Minding Your Peas and Q’s

For the last few years I have grown Kelvedon Wonder peas, they were one of the economy brands and came as a fairly large pack. They were lovely and sweet, and I liked picking a few to eat when I went into the garden. 

When they finished last year, I thought of ‘Tom Thumb’ to try this year, they are good for growing in patio pots as they are only about 20 cms tall. They do provide a reasonable harvest but I was disappointed with the flavour. They are quite hard before they are even fully grown, so I suspect they might be tasty if cooked but a little tasteless if you like to nibble them fresh from the pod.

Only just sown, because my neighbour keeps finding me sale bargains of reduced price seeds, are the Hurst Green Shaft peas, which are promised to have a ‘fabulous flavour’. Recommended by various suppliers as the ‘one to sow’.  A later arrival, they get a container to themselves and at about 10 cms tall yet, they still have a long way to go, but I may get to taste them before the season is out.

The absolute stars are the purple podded peas, which were a bit of a disappointment last year, partly due to snails sitting in ambush. They are stunning. They have to fit into my permaculture containers, so share with dwarf curly kale and marigolds. But as climbers, they have been extremely well behaved and grew up the netting at the back of the container. The flowers are purple and pink and the pods, a deep maroonish purple covered with a bloom which makes them look like velvet. They are tasty and when cooked, they turn green. They are such a pretty addition, I will grow more of them next year.

Purple podded peas June

Also to the left of the photograph above, is my second permaculure container, and sharing it are kale, (Nero di Toscana), pot marigolds with achocha (fat baby) climbing the net.

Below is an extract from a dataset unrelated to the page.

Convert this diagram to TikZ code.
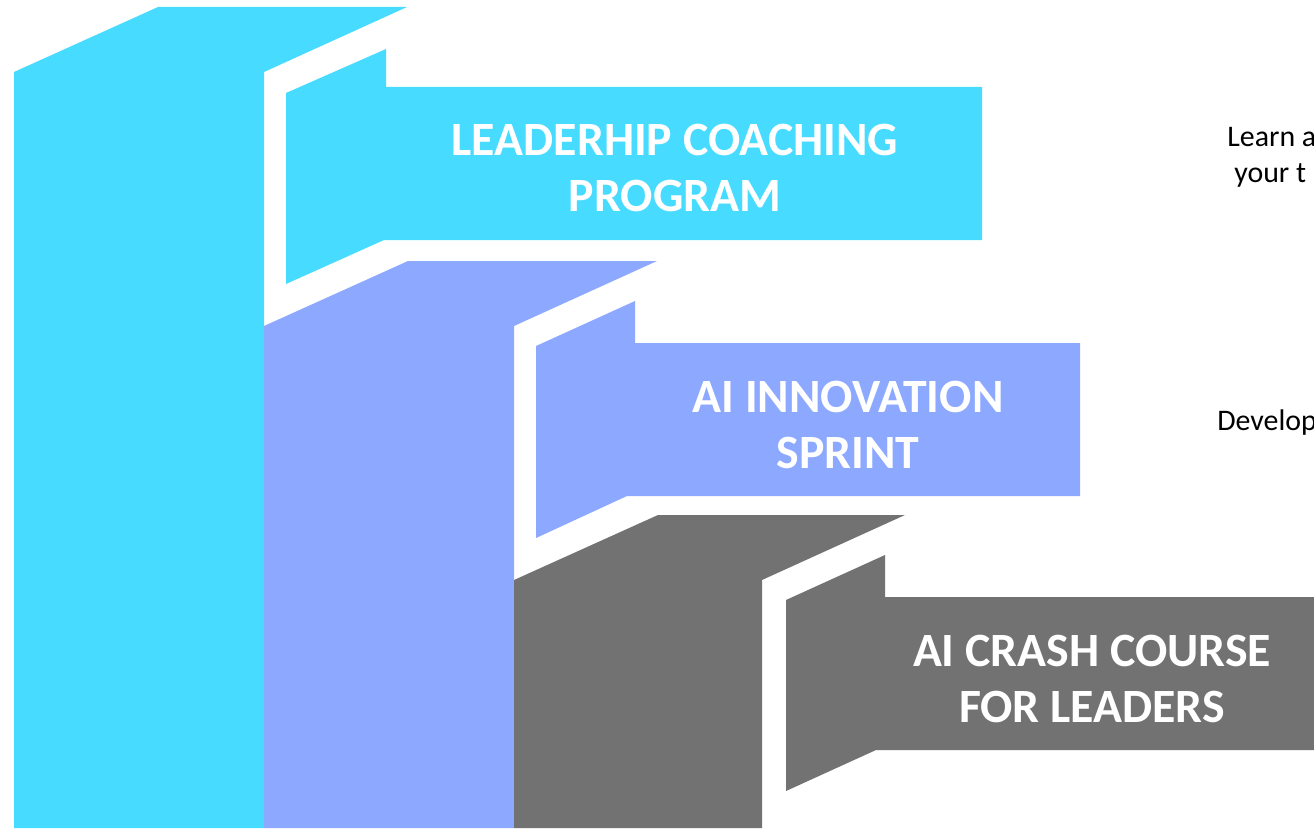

Sweet peas, Sarah Raven’s ‘harlequin’, should be growing up the arch, but even tied to it they have gone their own way, like an unruly teenager. Checking on the website, Sarah Raven says to remove the climbing tendrils. The tendrils these plants have look as if they had no intention of climbing anywhere. I tied more stems up but they made no effort to climb on their own. Now they look like a ball of tangled, unravelled wool, defying me to straighten them out. However, I can almost forgive them, as coming close to the arch, there is a waft of highly perfumed sweet peas, mingled with the perfume of the ‘Handel’ rose at the other side of the arch.